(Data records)
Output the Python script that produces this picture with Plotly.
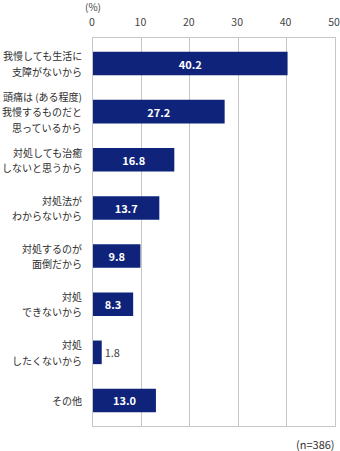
import plotly.graph_objects as go

# Reasons for not treating headaches (multiple lines per label)
label_lines = [
    ["我慢しても生活に", "支障がないから"],
    ["頭痛は (ある程度)", "我慢するものだと", "思っているから"],
    ["対処しても治癒", "しないと思うから"],
    ["対処法が", "わからないから"],
    ["対処するのが", "面倒だから"],
    ["対処", "できないから"],
    ["対処", "したくないから"],
    ["その他"],
]
values = [40.2, 27.2, 16.8, 13.7, 9.8, 8.3, 1.8, 13.0]
x_ticks = [0, 10, 20, 30, 40, 50]
unit_label = "(%)"
sample_note = "(n=386)"

categories = ["".join(lines) for lines in label_lines]

FONT = "Noto Sans CJK JP"
BAR_COLOR = "#0f237a"
GRID = "#c6c6c6"
TEXT = "#333333"

fig = go.Figure(
    go.Bar(
        x=values,
        y=categories,
        orientation="h",
        marker=dict(color=BAR_COLOR, line=dict(width=0)),
        texttemplate="%{x:.1f}",
        textposition="auto",
        insidetextanchor="middle",
        constraintext="none",
        insidetextfont=dict(family=FONT, size=11, color="white", weight="bold"),
        outsidetextfont=dict(family=FONT, size=11, color="#444444"),
        cliponaxis=False,
        hoverinfo="skip",
    )
)

# Category labels, one annotation per line for wider line spacing
line_gap = 15.5
annotations = []
for cat, lines in zip(categories, label_lines):
    n = len(lines)
    for i, line in enumerate(lines):
        annotations.append(
            dict(
                text=line,
                xref="paper", x=0, xanchor="right", xshift=-9,
                yref="y", y=cat, yanchor="middle",
                yshift=((n - 1) / 2 - i) * line_gap,
                showarrow=False,
                font=dict(family=FONT, size=10, color="#2e2e2e"),
            )
        )

annotations.append(
    dict(
        text=unit_label, xref="x", x=0, xanchor="center",
        yref="paper", y=1, yanchor="middle", yshift=32,
        showarrow=False, font=dict(family=FONT, size=10, color="#444444"),
    )
)
annotations.append(
    dict(
        text=sample_note, xref="paper", x=1, xanchor="right", xshift=2,
        yref="paper", y=0, yanchor="middle", yshift=-18,
        showarrow=False, font=dict(family=FONT, size=11, color=TEXT),
    )
)

fig.update_layout(
    width=340,
    height=451,
    margin=dict(l=93, r=5, t=38, b=25, autoexpand=False),
    paper_bgcolor="white",
    plot_bgcolor="white",
    showlegend=False,
    bargap=0.51,
    font=dict(family=FONT, size=10, color=TEXT),
    annotations=annotations,
    xaxis=dict(
        side="top",
        range=[0, 50],
        tickvals=x_ticks,
        ticks="",
        automargin=False,
        ticklabeloverflow="allow",
        ticklabelstandoff=7,
        ticklabelshift=-1,
        tickfont=dict(family=FONT, size=10.5, color="#444444"),
        showgrid=True,
        gridcolor=GRID,
        gridwidth=1,
        zeroline=False,
        showline=True,
        linecolor=GRID,
        linewidth=1,
        mirror=True,
        fixedrange=True,
    ),
    yaxis=dict(
        categoryorder="array",
        categoryarray=categories,
        autorange=False,
        automargin=False,
        range=[len(categories) - 0.47, -0.53],
        showticklabels=False,
        ticks="",
        showgrid=False,
        zeroline=False,
        showline=True,
        linecolor=GRID,
        linewidth=1,
        mirror=True,
        fixedrange=True,
    ),
)

fig.write_html("out.html")
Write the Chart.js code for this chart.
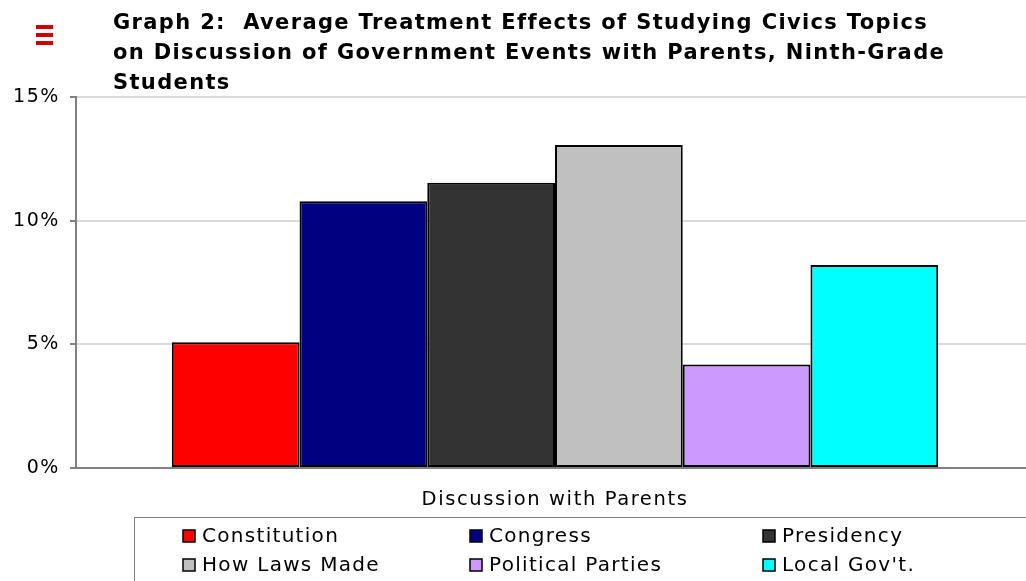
<!DOCTYPE html>
<html>
<head>
<meta charset="utf-8">
<script src="https://cdn.jsdelivr.net/npm/chart.js@4"></script>
<style>
  html, body { margin: 0; padding: 0; background: #ffffff; overflow: hidden; }
  #wrap { width: 1026px; height: 581px; position: relative; overflow: hidden; }
  #c { display: block; }
</style>
</head>
<body>
<div id="wrap"><canvas id="c" width="1034" height="581"></canvas></div>
<script>
const titleLines = [
  "Graph 2:  Average Treatment Effects of Studying Civics Topics",
  "on Discussion of Government Events with Parents, Ninth-Grade",
  "Students"
];
const categories = ["Discussion with Parents"];
const topics = ["Constitution", "Congress", "Presidency", "How Laws Made", "Political Parties", "Local Gov't."];
const effects = [5.08, 10.79, 11.53, 13.06, 4.18, 8.21];
const colors = ["#FF0000", "#000080", "#333333", "#C0C0C0", "#CC99FF", "#00FFFF"];
const yTicks = [0, 5, 10, 15];

const FONT = "'DejaVu Sans', Verdana, sans-serif";

const spacingPlugin = {
  id: 'spacing',
  beforeDraw(chart) { chart.ctx.letterSpacing = '1.6px'; },
  afterDraw(chart) { chart.ctx.letterSpacing = '0px'; }
};

const decorPlugin = {
  id: 'decor',
  afterDraw(chart) {
    const ctx = chart.ctx;
    ctx.save();
    // red icon
    ctx.fillStyle = '#CC0000';
    ctx.fillRect(36, 25, 17, 4);
    ctx.fillRect(36, 33, 17, 4);
    ctx.fillRect(36, 41, 17, 4);
    // title
    ctx.fillStyle = '#000000';
    ctx.font = "bold 21px " + FONT;
    ctx.letterSpacing = '1.35px';
    ctx.textBaseline = 'alphabetic';
    ctx.textAlign = 'left';
    titleLines.forEach((t, i) => ctx.fillText(t, 113, 29 + i * 30));
    // legend box
    ctx.letterSpacing = '0px';
    ctx.strokeStyle = '#808080';
    ctx.lineWidth = 1;
    ctx.strokeRect(134.5, 517.5, 920, 80);
    const colX = [183, 470, 763];
    const rowY = [536, 565];
    ctx.font = "20px " + FONT;
    ctx.textBaseline = 'middle';
    chart.data.datasets.forEach((ds, i) => {
      const x = colX[i % 3];
      const y = rowY[Math.floor(i / 3)];
      ctx.fillStyle = ds.backgroundColor;
      ctx.fillRect(x, y - 6, 12, 12);
      ctx.strokeStyle = '#000000';
      ctx.lineWidth = 1.5;
      ctx.strokeRect(x, y - 6, 12, 12);
      ctx.fillStyle = '#000000';
      ctx.letterSpacing = '1.3px';
      ctx.fillText(ds.label, x + 19, y + 1);
      ctx.letterSpacing = '0px';
    });
    ctx.restore();
  }
};

new Chart(document.getElementById('c'), {
  type: 'bar',
  data: {
    labels: categories,
    datasets: topics.map((t, i) => ({
      label: t,
      data: [effects[i]],
      backgroundColor: colors[i],
      borderColor: '#000000',
      borderWidth: 2,
      borderSkipped: false
    }))
  },
  options: {
    responsive: false,
    animation: false,
    devicePixelRatio: 1,
    layout: { padding: { top: 97, left: 0, right: 0, bottom: 0 } },
    plugins: {
      legend: { display: false },
      title: { display: false },
      tooltip: { enabled: false }
    },
    datasets: { bar: { categoryPercentage: 0.8, barPercentage: 1.0 } },
    scales: {
      x: {
        grid: { display: false, drawTicks: false },
        border: { display: true, color: '#808080', width: 2 },
        ticks: { color: '#000000', font: { family: FONT, size: 19.5 }, padding: 20 },
        afterFit(s) { s.height = 113; }
      },
      y: {
        min: 0,
        max: 15,
        afterBuildTicks(s) { s.ticks = yTicks.map(v => ({ value: v })); },
        grid: { color: '#D9D9D9', lineWidth: 2, tickLength: 6, tickColor: '#808080' },
        border: { display: true, color: '#808080', width: 2 },
        ticks: {
          color: '#000000',
          font: { family: FONT, size: 19 },
          padding: 10,
          callback: v => v + '%'
        },
        afterFit(s) { s.width = 76; }
      }
    }
  },
  plugins: [spacingPlugin, decorPlugin]
});
</script>
</body>
</html>
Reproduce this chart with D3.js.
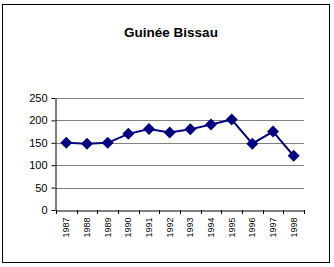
<!DOCTYPE html>
<html>
<head>
<meta charset="utf-8">
<script src="https://cdn.jsdelivr.net/npm/d3@7"></script>
<style>
body { margin: 0; background: #fff; }
text { font-family: "Liberation Sans", Arial, sans-serif; }
</style>
</head>
<body>
<svg id="chart" width="334" height="267"></svg>
<script>
var years = ["1987", "1988", "1989", "1990", "1991", "1992", "1993", "1994", "1995", "1996", "1997", "1998"];
var values = [150, 148, 150, 170, 181, 173, 180, 191, 202, 148, 175, 121];
var yTicks = [0, 50, 100, 150, 200, 250];

var svg = d3.select("#chart");

// outer frame
svg.append("rect")
    .attr("x", 2.5).attr("y", 4.5)
    .attr("width", 327).attr("height", 258)
    .attr("fill", "#fff")
    .attr("stroke", "#000")
    .attr("stroke-width", 1);

svg.append("text")
    .attr("x", 171).attr("y", 37)
    .attr("text-anchor", "middle")
    .attr("font-size", "13.5px")
    .attr("font-weight", "bold")
    .text("Guinée Bissau");

var plotLeft = 56, plotRight = 304, plotTop = 98, plotBottom = 210;

var x = d3.scaleBand().domain(years).range([plotLeft, plotRight]);
var y = d3.scaleLinear().domain([0, 250]).range([plotBottom, plotTop]);

// gridlines
svg.selectAll(".grid")
    .data(yTicks.filter(function (d) { return d > 0; }))
    .enter().append("line")
    .attr("x1", plotLeft).attr("x2", plotRight)
    .attr("y1", function (d) { return Math.round(y(d)) + 0.5; })
    .attr("y2", function (d) { return Math.round(y(d)) + 0.5; })
    .attr("stroke", "#808080")
    .attr("stroke-width", 1);

// y axis
var yAxis = svg.append("g")
    .attr("transform", "translate(" + (plotLeft - 0.5) + ",0)")
    .call(d3.axisLeft(y).tickValues(yTicks).tickSize(4).tickSizeOuter(0));
yAxis.attr("font-family", null);
yAxis.selectAll("text").attr("font-size", "11px").attr("fill", "#000").attr("x", -8);
yAxis.selectAll("line, path").attr("stroke", "#000");

// x axis
var xAxis = svg.append("g")
    .attr("transform", "translate(0," + (plotBottom + 0.5) + ")")
    .call(d3.axisBottom(x).tickSize(0).tickSizeOuter(0));
xAxis.attr("font-family", null);
xAxis.select("path").attr("stroke", "#000");
xAxis.selectAll(".tick text")
    .attr("font-size", "9px")
    .attr("fill", "#000")
    .attr("transform", "rotate(-90)")
    .attr("text-anchor", "end")
    .attr("x", -7)
    .attr("y", 0)
    .attr("dy", "0.35em");

// tick marks at band boundaries
svg.selectAll(".xtick")
    .data(years.concat(["end"]))
    .enter().append("line")
    .attr("x1", function (d, i) { return Math.round(plotLeft + i * x.bandwidth()) + 0.5; })
    .attr("x2", function (d, i) { return Math.round(plotLeft + i * x.bandwidth()) + 0.5; })
    .attr("y1", plotBottom)
    .attr("y2", plotBottom + 4)
    .attr("stroke", "#000");

var cx = function (d, i) { return x(years[i]) + x.bandwidth() / 2; };

var line = d3.line()
    .x(function (d, i) { return cx(d, i); })
    .y(function (d) { return y(d); });

svg.append("path")
    .datum(values)
    .attr("d", line)
    .attr("fill", "none")
    .attr("stroke", "#000080")
    .attr("stroke-width", 2);

svg.selectAll(".marker")
    .data(values)
    .enter().append("path")
    .attr("d", "M0,-6L6,0L0,6L-6,0Z")
    .attr("transform", function (d, i) { return "translate(" + cx(d, i) + "," + y(d) + ")"; })
    .attr("fill", "#000080");
</script>
</body>
</html>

WRITTEN INSTRUCTION:
Reproduce the records word for word, please, from their first line up to and including the line that contains "import plotly.graph_objects as go", but no pictures.

ANSWER FOR THIS EXERCISE:
Output the Python script that produces this picture with Plotly.
import plotly.graph_objects as go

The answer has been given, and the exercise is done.